Hughes’ bill directs the secretary of state to build its own version of a multistate cross-check program or to find a “private sector provider” with a cost that won’t exceed $100,000.
In March, the secretary of state announced it was taking steps to build its own version of the program and researching viable options in the private sector. Votebeat reported those efforts could stall or take years.
The bill nonetheless requires such a system to identify voters whose addresses have changed, who have died, or who are ineligible to vote, including because they have been convicted of a felony. Lastly, the bill also requires that a contract with the private sector provider “may not require any additional duty of the state” that isn’t listed in the legislation — such as the mailers to unregistered but eligible voters that ERIC requires its member states to send.
Bucy proposed changes to the bill that election policy experts say are “guardrails” on systems that could potentially replace the program.
Bucy’s amendment strikes language in the bill that seeks to identify “voters who have been convicted of a felony; and who are not eligible to vote including a felony conviction” and changes it to “voters who are ineligible” under the state Election Code. The amendment also now requires any system the state uses to comply with federal and state laws relating to the protection of personal information.
The changes, which would have to be approved by the Senate before the bill goes to Gov. Greg Abbott’s desk, also say the secretary of state may not contract with a private-sector system unless the contractor requires a background check for its employees. Such a system must also use data from the National Change of Address database to screen for voters who have moved.
“Adding that extra component of verification beyond whatever this mystery vendor might provide is probably a good change,” said Daniel Griffith, senior policy director at Secure Democracy USA, who added that the requirements could help with the state obtaining more accurate information. “But the question is now whether the Senate will accept those amendments.”

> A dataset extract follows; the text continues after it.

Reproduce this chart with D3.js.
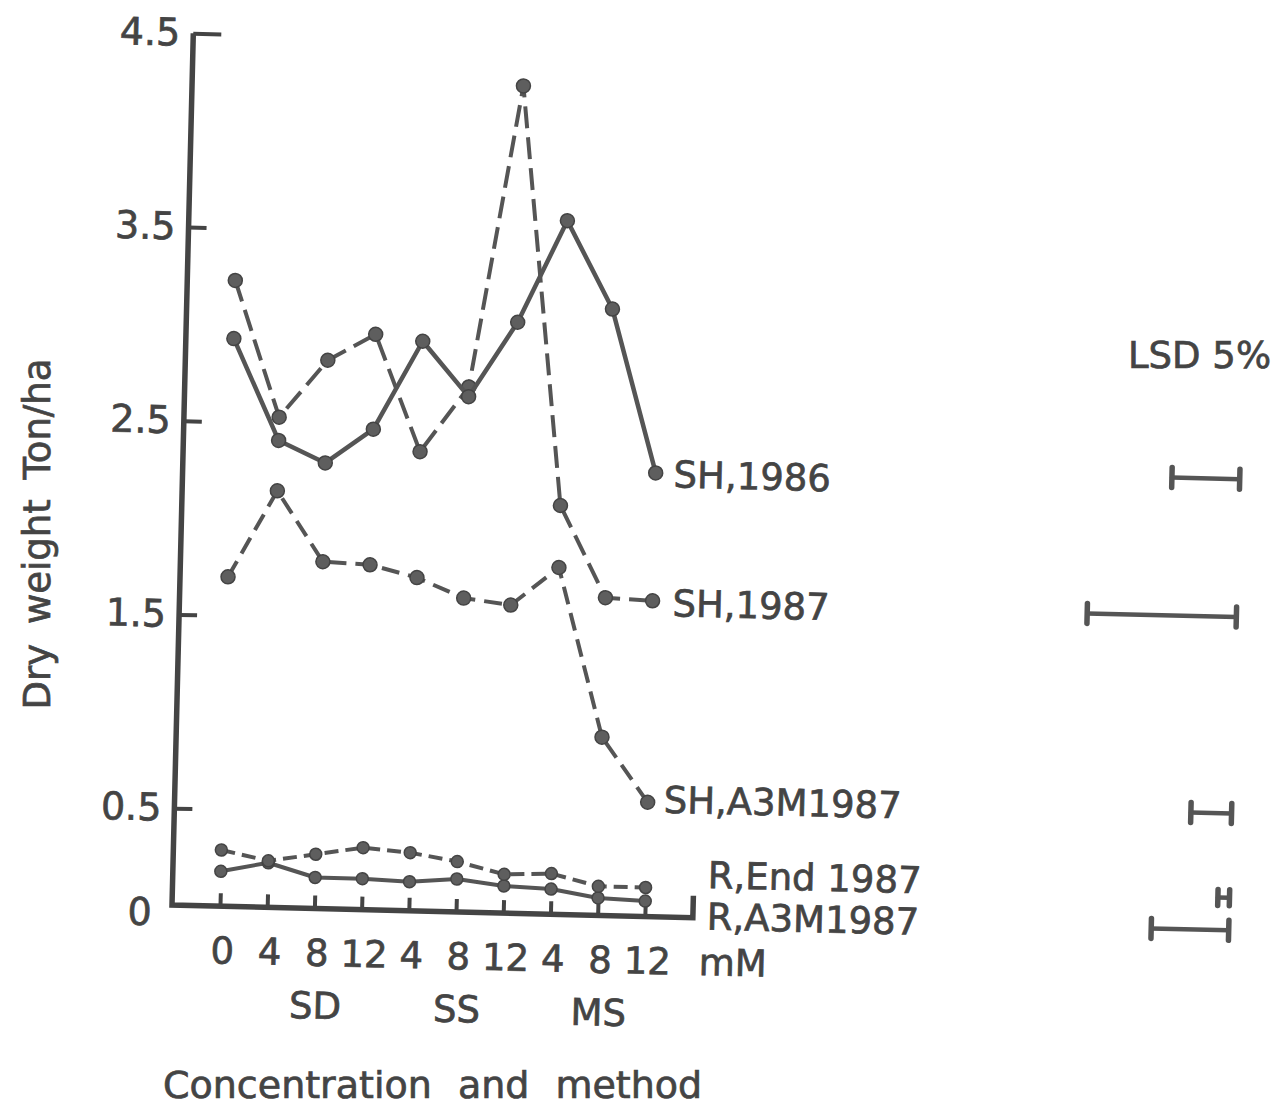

See here for some background. As of Saturday the revised SB1070 was still awaiting action in the Senate, so it’s possible this could die. Not the worst outcome if that happens. Kudos to Rep. Bucy for the amendments to make this less bad. Maybe if this does pass it will ultimately be a little harder to “clean up” the voter rolls, which is probably not what the lunatics who have pushed this would want. In any event, this is more indicative of the kind of session this has been.